In 1935, in their EPR paper, Einstein, Boris Podolsky and Nathan Rosen argued that quantum mechanics cannot be a complete description of reality. They considered the implications two quantum entangled particles where the momentum of particle is measured as well as the position of the other particle. As position and momentum are incompatible but can have simultaneous results, then it was considered that the wavefunction was incomplete as it cannot be an eigenfunction of both position and momentum. Many authors, including Bohr wrote a refutation to the EPR paper, but there was no consensus on the nature of the error.

The next development came in 1964 when John Stewart Bell proved his Bell's theorem that would allow to test local hidden-variable theory. Conclusive experimental evidence was obtained in 1982 with Aspect's experiment. These results and further Bell tests showed that in accordance to Bell's theorem, there cannot be local hidden variables in the local sense as in Einstein view.

==Unified field theory==

Einstein spent many years pursuing the unified field theory of physics, and published many papers from 1930s up until his passing in April of 1955. Einstein was never able to prove the unified field theory, he commented in April 1950 that "all attempts to obtain a deeper knowledge of the foundations of physics seem doomed to me unless the basic concepts are in accordance with general relativity from the beginning". Einstein tried several approaches including Kaluza theory and geometric approaches.
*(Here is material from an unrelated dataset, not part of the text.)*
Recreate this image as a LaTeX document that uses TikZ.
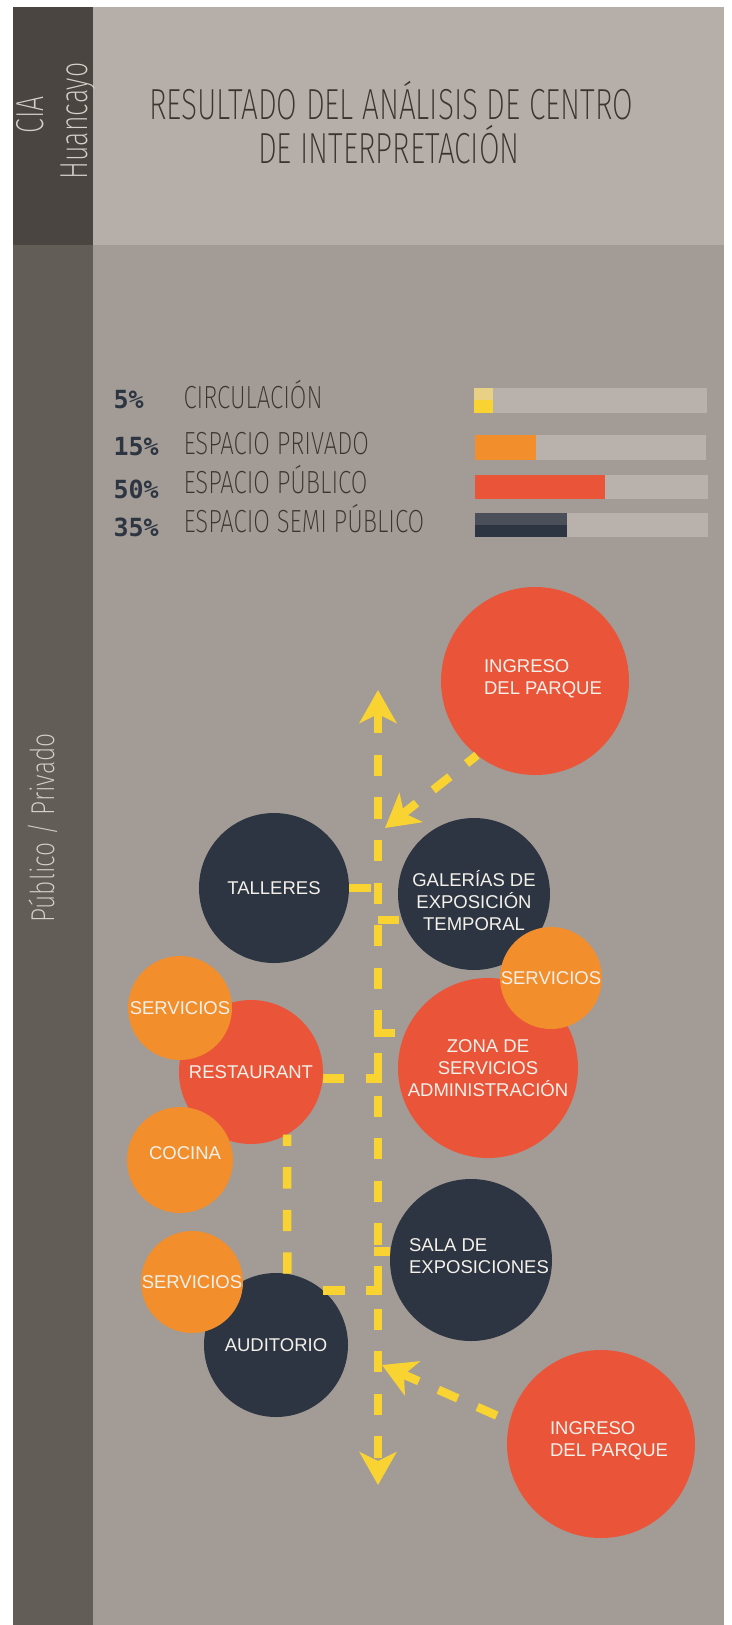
\documentclass[tikz,border=0pt]{standalone}
\usepackage{fontspec}
\usepackage{tikz}
\usetikzlibrary{arrows.meta, positioning, calc}
\newfontfamily\thinfont{Fira Sans ExtraLight}[FakeStretch=0.686]
\newfontfamily\legfont{Fira Sans ExtraLight}[FakeStretch=0.75]
\newfontfamily\roomfont{Liberation Sans}
\newfontfamily\pctfont{DejaVu Sans Mono}
\definecolor{CIA_Red}{HTML}{EA5539}
\definecolor{CIA_Orange}{HTML}{F28E2C}
\definecolor{CIA_Navy}{HTML}{2C3541}
\definecolor{CIA_Slate}{HTML}{4A4F59}
\definecolor{CIA_Yellow}{HTML}{F9D331}
\definecolor{CIA_PaleYellow}{HTML}{E8D184}
\definecolor{CIA_Header}{HTML}{B6AFA9}
\definecolor{CIA_Body}{HTML}{A39C96}
\definecolor{CIA_Track}{HTML}{B9B2AC}
\definecolor{CIA_Dark}{HTML}{4A4541}
\definecolor{CIA_Side}{HTML}{625D57}
\definecolor{CIA_Ink}{HTML}{3A3532}
\definecolor{CIA_Pale}{HTML}{D6D0CA}
\definecolor{CIA_Cream}{HTML}{F4F0EA}

\begin{document}
\begin{tikzpicture}[x=1pt, y=-1pt,
    >={Stealth[length=33pt, width=37pt, inset=9pt]},
    room/.style 2 args={circle, inner sep=0pt, fill=#1, minimum size=#2},
    tag/.style={align=center, text=CIA_Cream, font=\roomfont\fontsize{18.5}{22}\selectfont},
    lighttext/.style={font=\thinfont\fontsize{#1}{#1}\selectfont},
    legtext/.style={font=\legfont\fontsize{#1}{#1}\selectfont},
    pct/.style={anchor=base west, text=CIA_Navy, font=\pctfont\bfseries\fontsize{25}{25}\selectfont},
    flow/.style={draw=CIA_Yellow, line width=8.5pt, dash pattern=on 21.3pt off 21.3pt}]
    \useasboundingbox (0,0) rectangle (731,1625);
    \fill[white] (0,0) rectangle (731,1625);
    % panels
    \fill[CIA_Dark] (13,7) rectangle (93,245);
    \fill[CIA_Side] (13,245) rectangle (93,1625);
    \fill[CIA_Header] (93,7) rectangle (724,245);
    \fill[CIA_Body] (93,245) rectangle (724,1625);
    % side titles
    \node[rotate=90, anchor=base, text=CIA_Pale, lighttext=39] (cia) at (43,115) {CIA};
    \node[rotate=90, anchor=base, text=CIA_Pale, lighttext=39] (city) at (87,121) {Huancayo};
    \node[rotate=90, anchor=base, text=CIA_Pale, legtext=33] (side) at (54,828) {Público / Privado};
    \node[anchor=base, text=CIA_Ink, lighttext=43.5] (title) at (391,119) {RESULTADO DEL ANÁLISIS DE CENTRO};
    \node[anchor=base, text=CIA_Ink, lighttext=43.5] (subtitle) at (389,163) {DE INTERPRETACIÓN};
    % legend
    \node[pct] (p1) at (110,408) {5\%};
    \node[pct] (p2) at (110,455) {15\%};
    \node[pct] (p3) at (110,498) {50\%};
    \node[pct] (p4) at (110,536) {35\%};
    \node[anchor=base west, text=CIA_Ink, legtext=32] (l1) at (180,408) {CIRCULACIÓN};
    \node[anchor=base west, text=CIA_Ink, legtext=32] (l2) at (180,454) {ESPACIO PRIVADO};
    \node[anchor=base west, text=CIA_Ink, legtext=32] (l3) at (180,493) {ESPACIO PÚBLICO};
    \node[anchor=base west, text=CIA_Ink, legtext=32] (l4) at (180,532) {ESPACIO SEMI PÚBLICO};
    % bars
    \fill[CIA_Track] (474,388) rectangle (707,413);
    \fill[CIA_PaleYellow] (474,388) rectangle (493,400);
    \fill[CIA_Yellow] (474,400) rectangle (493,413);
    \fill[CIA_Track] (475,435) rectangle (706,460);
    \fill[CIA_Orange] (475,435) rectangle (536,460);
    \fill[CIA_Track] (475,475) rectangle (708,499);
    \fill[CIA_Red] (475,475) rectangle (605,499);
    \fill[CIA_Track] (475,513) rectangle (708,537);
    \fill[CIA_Slate] (475,513) rectangle (567,525);
    \fill[CIA_Navy] (475,525) rectangle (567,537);
    % rooms
    \node[room={CIA_Red}{188pt}, label={[tag, align=left, xshift=8pt, yshift=2pt]center:{INGRESO\\DEL PARQUE}}] (ingA) at (535,681) {};
    \node[room={CIA_Navy}{150pt}, tag] (tall) at (274,888) {TALLERES};
    \node[room={CIA_Navy}{152pt}, label={[tag, yshift=-7pt]center:{GALERÍAS DE\\EXPOSICIÓN\\TEMPORAL}}] (gal) at (474,894) {};
    \node[room={CIA_Red}{180pt}, tag] (zona) at (488,1068) {ZONA DE\\SERVICIOS\\ADMINISTRACIÓN};
    \node[room={CIA_Orange}{102pt}, tag] (servR) at (551,978) {SERVICIOS};
    \node[room={CIA_Red}{144pt}, tag] (rest) at (251,1072) {RESTAURANT};
    \node[room={CIA_Orange}{104pt}, tag] (servA) at (180,1008) {SERVICIOS};
    \node[room={CIA_Orange}{106pt}, label={[tag, xshift=5pt, yshift=7pt]center:COCINA}] (coc) at (180,1160) {};
    \node[room={CIA_Navy}{162pt}, label={[tag, align=left, xshift=8pt, yshift=4pt]center:{SALA DE\\EXPOSICIONES}}] (sala) at (471,1260) {};
    \node[room={CIA_Navy}{144pt}, tag] (aud) at (276,1345) {AUDITORIO};
    \node[room={CIA_Orange}{102pt}, tag] (servB) at (192,1282) {SERVICIOS};
    \node[room={CIA_Red}{188pt}, label={[tag, align=left, xshift=8pt, yshift=3pt]center:{INGRESO\\DEL PARQUE}}] (ingB) at (601,1444) {};
    % circulation
    \coordinate (top) at (378,690);
    \coordinate (bottom) at (378,1485);
    \coordinate (joinA) at (385,828);
    \coordinate (joinB) at (382,1365);
    \draw[flow, <->] (top) -- (bottom);
    \draw[flow, ->, dash phase=8pt] (ingA.232) -- (joinA);
    \draw[flow, ->, dash phase=28.6pt] (ingB.166) -- (joinB);
    \draw[flow, shorten >=-4.25pt] (tall.east) -- (tall.east -| top);
    \draw[flow] (gal.200 -| top) -- (gal.200);
    \draw[flow, shorten <=-4.25pt] (zona.157 -| top) -- (zona.157);
    \draw[flow, shorten >=-4.25pt] (rest.-5) -- (rest.-5 -| top);
    \draw[flow, shorten <=-4.25pt] (sala.174 -| top) -- (sala.174);
    \draw[flow, shorten >=-4.25pt] (aud.49) -- (aud.49 -| top);
    \draw[flow] (aud.81) -- (rest.-60);
\end{tikzpicture}
\end{document}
Theoretical physicists have not yet formulated a widely accepted, consistent theory that combines general relativity and the Standard Model to form a theory of everything. Trying to combine the graviton with the strong and electroweak interactions leads to fundamental difficulties and the resulting theory is not renormalizable. The incompatibility of the two theories remains a key unsolved problems in physics.